> _What you will do_: Print, word for word, every line from the beginning of the listing up to and including the line with "80, 94, 73]". Pictures are to be excluded.

> _Excerpted records_:
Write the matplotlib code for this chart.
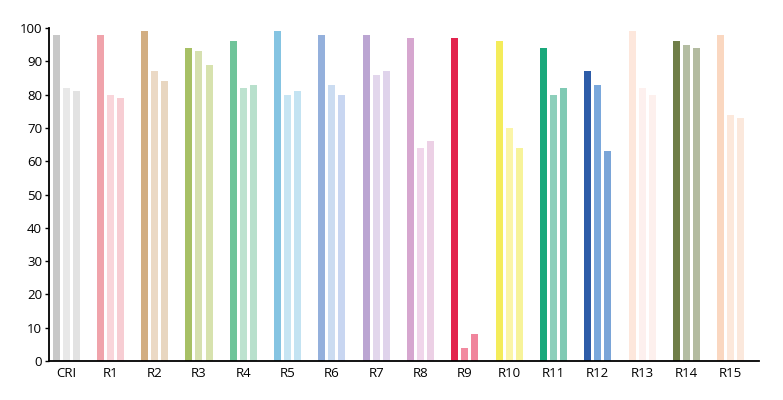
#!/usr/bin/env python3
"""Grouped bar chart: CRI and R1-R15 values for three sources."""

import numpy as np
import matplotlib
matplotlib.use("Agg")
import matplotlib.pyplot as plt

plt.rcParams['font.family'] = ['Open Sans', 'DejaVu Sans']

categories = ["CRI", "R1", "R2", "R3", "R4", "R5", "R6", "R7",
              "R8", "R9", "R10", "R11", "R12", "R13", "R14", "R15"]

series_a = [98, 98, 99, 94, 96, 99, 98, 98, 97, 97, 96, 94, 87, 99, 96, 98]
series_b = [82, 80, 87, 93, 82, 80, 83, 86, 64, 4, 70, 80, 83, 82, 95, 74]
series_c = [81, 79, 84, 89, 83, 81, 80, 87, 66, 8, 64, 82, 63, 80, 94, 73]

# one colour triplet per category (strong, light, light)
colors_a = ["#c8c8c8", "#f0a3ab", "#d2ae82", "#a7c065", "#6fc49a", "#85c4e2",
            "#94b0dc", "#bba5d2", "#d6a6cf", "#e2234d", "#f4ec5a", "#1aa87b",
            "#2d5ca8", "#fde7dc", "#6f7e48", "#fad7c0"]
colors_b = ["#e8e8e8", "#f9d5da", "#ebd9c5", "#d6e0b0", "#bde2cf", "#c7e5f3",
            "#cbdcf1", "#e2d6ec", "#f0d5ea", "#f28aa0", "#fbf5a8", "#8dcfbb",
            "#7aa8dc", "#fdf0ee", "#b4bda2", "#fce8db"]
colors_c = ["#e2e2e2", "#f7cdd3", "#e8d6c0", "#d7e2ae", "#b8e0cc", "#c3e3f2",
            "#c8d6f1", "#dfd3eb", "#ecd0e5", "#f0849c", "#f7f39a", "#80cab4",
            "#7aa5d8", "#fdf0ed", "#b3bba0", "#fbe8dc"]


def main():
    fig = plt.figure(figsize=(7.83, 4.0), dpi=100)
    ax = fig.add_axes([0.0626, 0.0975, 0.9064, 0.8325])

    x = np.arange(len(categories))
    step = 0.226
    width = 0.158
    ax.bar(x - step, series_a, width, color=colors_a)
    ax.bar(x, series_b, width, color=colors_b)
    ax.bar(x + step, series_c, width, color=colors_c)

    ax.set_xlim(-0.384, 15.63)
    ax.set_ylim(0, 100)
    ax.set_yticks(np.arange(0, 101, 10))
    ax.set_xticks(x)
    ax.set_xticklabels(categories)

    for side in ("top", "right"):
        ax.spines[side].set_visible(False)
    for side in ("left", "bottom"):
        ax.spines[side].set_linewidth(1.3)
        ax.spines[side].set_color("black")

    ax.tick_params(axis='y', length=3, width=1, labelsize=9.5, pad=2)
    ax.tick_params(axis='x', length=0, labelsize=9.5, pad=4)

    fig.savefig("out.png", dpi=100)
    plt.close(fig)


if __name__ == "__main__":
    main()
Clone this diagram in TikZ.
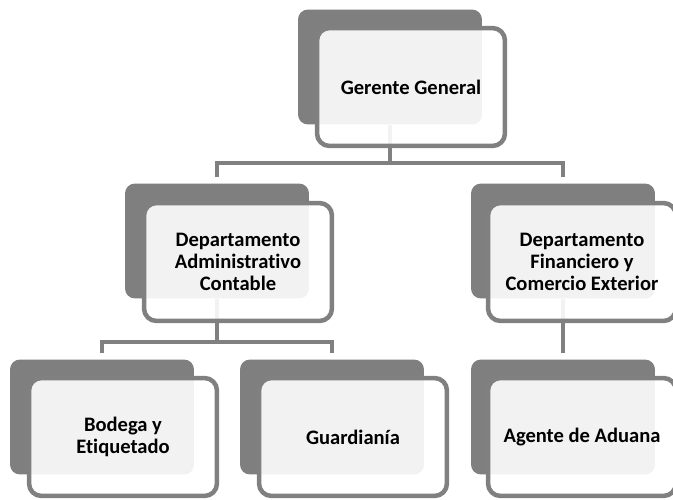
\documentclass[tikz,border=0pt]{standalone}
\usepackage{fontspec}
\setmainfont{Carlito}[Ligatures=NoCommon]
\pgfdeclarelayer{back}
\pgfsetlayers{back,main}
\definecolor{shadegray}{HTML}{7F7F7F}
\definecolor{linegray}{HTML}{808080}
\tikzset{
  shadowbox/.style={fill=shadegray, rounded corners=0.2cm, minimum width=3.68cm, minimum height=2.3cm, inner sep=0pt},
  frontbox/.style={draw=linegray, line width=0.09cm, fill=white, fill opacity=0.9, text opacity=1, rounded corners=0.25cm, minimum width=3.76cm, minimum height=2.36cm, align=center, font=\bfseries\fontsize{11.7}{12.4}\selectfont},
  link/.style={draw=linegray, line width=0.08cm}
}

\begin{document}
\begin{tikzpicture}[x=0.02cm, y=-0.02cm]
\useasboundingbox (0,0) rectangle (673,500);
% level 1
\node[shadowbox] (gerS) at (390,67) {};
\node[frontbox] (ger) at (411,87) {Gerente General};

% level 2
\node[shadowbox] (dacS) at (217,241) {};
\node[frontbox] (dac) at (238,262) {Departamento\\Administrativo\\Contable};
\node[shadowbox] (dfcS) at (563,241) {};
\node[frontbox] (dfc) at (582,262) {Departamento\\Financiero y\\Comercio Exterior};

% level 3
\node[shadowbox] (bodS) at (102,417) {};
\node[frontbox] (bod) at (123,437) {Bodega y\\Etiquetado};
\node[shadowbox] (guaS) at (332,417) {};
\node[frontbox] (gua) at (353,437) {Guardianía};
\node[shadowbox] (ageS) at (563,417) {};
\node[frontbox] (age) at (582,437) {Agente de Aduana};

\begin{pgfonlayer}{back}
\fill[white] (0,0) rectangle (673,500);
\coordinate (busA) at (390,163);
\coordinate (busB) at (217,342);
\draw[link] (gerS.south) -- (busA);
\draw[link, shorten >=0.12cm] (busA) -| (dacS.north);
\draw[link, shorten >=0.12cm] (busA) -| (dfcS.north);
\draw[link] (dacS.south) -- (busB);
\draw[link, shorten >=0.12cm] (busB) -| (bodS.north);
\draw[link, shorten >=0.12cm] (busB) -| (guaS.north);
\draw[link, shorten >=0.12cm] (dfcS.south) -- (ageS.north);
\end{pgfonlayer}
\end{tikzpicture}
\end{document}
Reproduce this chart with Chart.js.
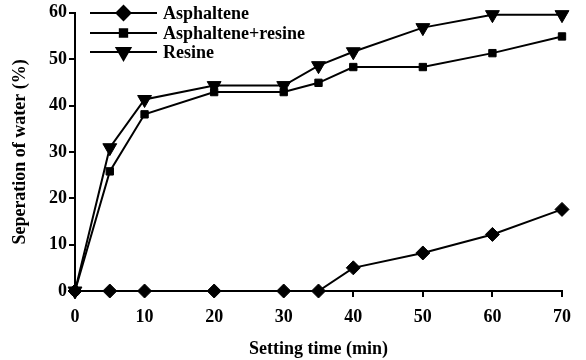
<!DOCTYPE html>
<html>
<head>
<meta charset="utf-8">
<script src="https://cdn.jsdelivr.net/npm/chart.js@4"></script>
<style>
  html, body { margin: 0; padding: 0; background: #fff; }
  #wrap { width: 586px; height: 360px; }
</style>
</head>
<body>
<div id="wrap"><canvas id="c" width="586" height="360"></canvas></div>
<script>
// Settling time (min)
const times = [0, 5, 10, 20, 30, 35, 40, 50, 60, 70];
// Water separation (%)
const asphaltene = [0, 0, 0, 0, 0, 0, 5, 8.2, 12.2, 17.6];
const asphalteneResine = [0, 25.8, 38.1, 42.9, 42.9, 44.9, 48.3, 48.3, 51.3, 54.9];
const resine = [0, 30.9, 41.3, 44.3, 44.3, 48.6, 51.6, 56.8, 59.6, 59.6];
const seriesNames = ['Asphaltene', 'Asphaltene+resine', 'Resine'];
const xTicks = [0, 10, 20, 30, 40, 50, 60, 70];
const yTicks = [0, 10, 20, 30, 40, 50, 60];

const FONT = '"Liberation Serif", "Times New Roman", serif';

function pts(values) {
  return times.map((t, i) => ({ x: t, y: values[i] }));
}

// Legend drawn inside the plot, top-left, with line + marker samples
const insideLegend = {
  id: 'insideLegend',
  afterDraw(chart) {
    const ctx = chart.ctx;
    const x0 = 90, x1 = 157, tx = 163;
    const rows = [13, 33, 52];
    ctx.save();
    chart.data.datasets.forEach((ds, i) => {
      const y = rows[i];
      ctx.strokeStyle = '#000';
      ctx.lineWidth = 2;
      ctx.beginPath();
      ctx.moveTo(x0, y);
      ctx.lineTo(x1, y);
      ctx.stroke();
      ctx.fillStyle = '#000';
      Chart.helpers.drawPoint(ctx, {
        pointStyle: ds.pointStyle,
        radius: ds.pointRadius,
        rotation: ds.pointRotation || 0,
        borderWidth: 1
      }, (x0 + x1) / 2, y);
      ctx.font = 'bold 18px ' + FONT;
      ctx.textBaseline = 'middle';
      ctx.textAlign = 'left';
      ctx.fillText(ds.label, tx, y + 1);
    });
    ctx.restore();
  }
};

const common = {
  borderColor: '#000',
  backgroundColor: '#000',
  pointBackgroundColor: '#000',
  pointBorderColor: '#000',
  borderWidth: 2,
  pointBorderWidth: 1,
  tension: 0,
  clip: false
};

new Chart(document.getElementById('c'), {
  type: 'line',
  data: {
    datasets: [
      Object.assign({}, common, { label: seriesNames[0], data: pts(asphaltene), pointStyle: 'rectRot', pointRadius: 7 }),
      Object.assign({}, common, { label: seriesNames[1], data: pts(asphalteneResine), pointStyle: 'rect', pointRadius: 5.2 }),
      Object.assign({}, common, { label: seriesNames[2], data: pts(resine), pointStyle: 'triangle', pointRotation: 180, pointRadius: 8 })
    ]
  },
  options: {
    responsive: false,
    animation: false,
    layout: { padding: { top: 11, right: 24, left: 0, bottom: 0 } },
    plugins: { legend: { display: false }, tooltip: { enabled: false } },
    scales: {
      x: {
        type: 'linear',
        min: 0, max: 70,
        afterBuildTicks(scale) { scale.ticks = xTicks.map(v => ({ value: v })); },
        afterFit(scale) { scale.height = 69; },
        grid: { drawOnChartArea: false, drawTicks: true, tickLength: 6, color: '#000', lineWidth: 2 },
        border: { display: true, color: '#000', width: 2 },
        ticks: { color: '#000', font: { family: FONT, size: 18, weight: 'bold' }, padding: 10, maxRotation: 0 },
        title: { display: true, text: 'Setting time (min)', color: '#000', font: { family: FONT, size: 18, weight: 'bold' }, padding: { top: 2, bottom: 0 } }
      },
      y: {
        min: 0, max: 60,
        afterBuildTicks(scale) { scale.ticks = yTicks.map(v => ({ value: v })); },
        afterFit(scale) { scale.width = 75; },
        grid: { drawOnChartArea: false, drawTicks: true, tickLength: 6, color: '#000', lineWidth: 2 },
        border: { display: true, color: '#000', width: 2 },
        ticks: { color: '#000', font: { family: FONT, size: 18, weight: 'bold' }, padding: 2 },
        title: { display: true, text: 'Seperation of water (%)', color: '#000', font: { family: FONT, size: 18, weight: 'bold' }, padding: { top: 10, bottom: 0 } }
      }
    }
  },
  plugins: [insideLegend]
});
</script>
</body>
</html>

> _The result_:
Write the matplotlib code for this chart.
#!/usr/bin/env python3
"""Grouped bar chart: CRI and R1-R15 values for three sources."""

import numpy as np
import matplotlib
matplotlib.use("Agg")
import matplotlib.pyplot as plt

plt.rcParams['font.family'] = ['Open Sans', 'DejaVu Sans']

categories = ["CRI", "R1", "R2", "R3", "R4", "R5", "R6", "R7",
              "R8", "R9", "R10", "R11", "R12", "R13", "R14", "R15"]

series_a = [98, 98, 99, 94, 96, 99, 98, 98, 97, 97, 96, 94, 87, 99, 96, 98]
series_b = [82, 80, 87, 93, 82, 80, 83, 86, 64, 4, 70, 80, 83, 82, 95, 74]
series_c = [81, 79, 84, 89, 83, 81, 80, 87, 66, 8, 64, 82, 63, 80, 94, 73]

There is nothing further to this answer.